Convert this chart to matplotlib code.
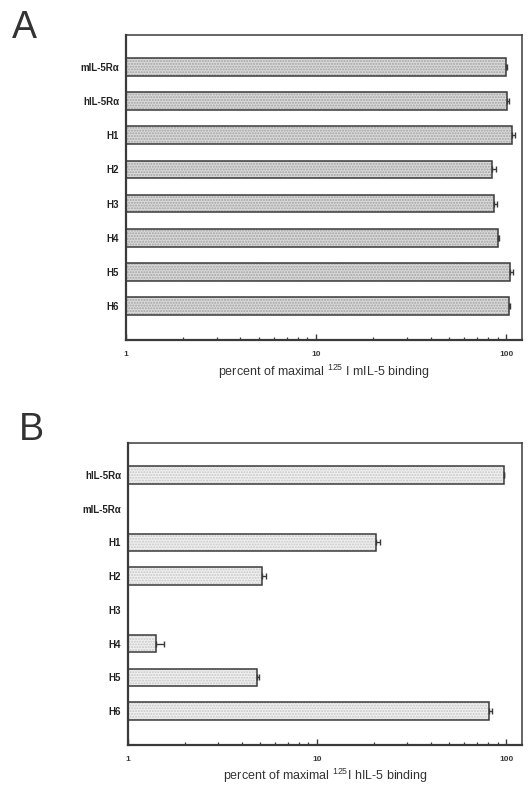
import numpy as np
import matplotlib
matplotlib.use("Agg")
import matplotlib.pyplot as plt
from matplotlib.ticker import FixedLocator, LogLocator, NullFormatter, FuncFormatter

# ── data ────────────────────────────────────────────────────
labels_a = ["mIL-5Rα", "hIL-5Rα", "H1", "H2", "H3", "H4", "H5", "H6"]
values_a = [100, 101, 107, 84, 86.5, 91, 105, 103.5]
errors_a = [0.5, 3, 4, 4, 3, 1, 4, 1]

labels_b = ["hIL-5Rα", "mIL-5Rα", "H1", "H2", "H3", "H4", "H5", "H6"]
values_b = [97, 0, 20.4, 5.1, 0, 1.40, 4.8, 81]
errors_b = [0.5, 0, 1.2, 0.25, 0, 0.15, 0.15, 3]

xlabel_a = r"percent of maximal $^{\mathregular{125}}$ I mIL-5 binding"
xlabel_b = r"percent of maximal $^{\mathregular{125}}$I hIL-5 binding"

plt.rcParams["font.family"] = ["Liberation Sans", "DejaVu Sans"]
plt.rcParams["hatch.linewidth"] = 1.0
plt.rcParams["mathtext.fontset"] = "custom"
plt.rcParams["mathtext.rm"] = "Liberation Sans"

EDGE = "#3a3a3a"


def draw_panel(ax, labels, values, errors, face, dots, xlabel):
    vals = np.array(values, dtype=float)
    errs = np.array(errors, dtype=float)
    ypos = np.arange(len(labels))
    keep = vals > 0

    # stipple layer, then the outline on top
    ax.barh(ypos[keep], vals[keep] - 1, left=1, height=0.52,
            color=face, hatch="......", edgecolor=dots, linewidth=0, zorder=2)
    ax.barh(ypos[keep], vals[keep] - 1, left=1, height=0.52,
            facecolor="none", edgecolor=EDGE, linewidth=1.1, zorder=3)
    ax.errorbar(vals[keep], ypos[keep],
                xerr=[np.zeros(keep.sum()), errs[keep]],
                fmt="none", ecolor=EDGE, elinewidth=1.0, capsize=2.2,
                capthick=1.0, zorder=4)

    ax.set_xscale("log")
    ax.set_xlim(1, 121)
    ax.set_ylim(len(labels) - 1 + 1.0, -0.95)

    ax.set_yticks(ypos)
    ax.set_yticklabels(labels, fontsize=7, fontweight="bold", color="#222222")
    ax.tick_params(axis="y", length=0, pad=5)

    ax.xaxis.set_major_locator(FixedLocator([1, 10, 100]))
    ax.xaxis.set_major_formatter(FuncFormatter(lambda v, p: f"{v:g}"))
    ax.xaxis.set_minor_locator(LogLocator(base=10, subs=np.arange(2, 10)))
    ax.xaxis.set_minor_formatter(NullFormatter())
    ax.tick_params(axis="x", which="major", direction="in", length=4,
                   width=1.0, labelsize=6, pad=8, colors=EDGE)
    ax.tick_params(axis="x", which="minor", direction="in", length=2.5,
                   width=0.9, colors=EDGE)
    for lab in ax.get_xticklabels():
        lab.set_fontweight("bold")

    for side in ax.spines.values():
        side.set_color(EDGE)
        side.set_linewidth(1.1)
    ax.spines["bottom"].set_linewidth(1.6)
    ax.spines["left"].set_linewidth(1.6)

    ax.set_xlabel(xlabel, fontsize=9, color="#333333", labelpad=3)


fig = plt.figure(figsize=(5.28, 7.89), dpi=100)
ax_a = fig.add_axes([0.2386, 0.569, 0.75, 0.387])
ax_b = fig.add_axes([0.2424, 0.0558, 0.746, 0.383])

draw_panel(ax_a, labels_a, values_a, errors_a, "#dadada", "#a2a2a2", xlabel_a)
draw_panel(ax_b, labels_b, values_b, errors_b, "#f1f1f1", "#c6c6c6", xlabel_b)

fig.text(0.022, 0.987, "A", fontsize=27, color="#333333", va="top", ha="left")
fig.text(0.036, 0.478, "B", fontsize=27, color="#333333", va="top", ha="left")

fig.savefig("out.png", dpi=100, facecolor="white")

◇ ◇ ◇ ◇

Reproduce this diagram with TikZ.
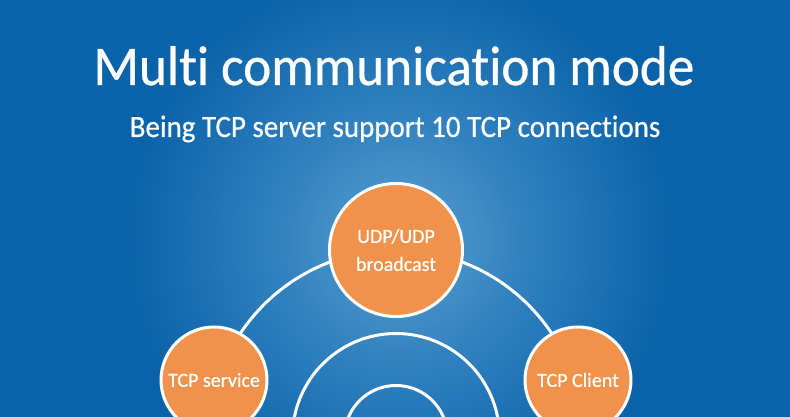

◇ ◇ ◇ ◇

• **AIM OF THE EXERCISE**
In the listing above, find the line containing "Convert this chart to matplotlib code." and the line containing "from matplotlib.ticker import", then output those two lines and everything between them exactly as written, without the images.

• **REPLY TO THE TASK**
Convert this chart to matplotlib code.
import numpy as np
import matplotlib
matplotlib.use("Agg")
import matplotlib.pyplot as plt
from matplotlib.ticker import FixedLocator, LogLocator, NullFormatter, FuncFormatter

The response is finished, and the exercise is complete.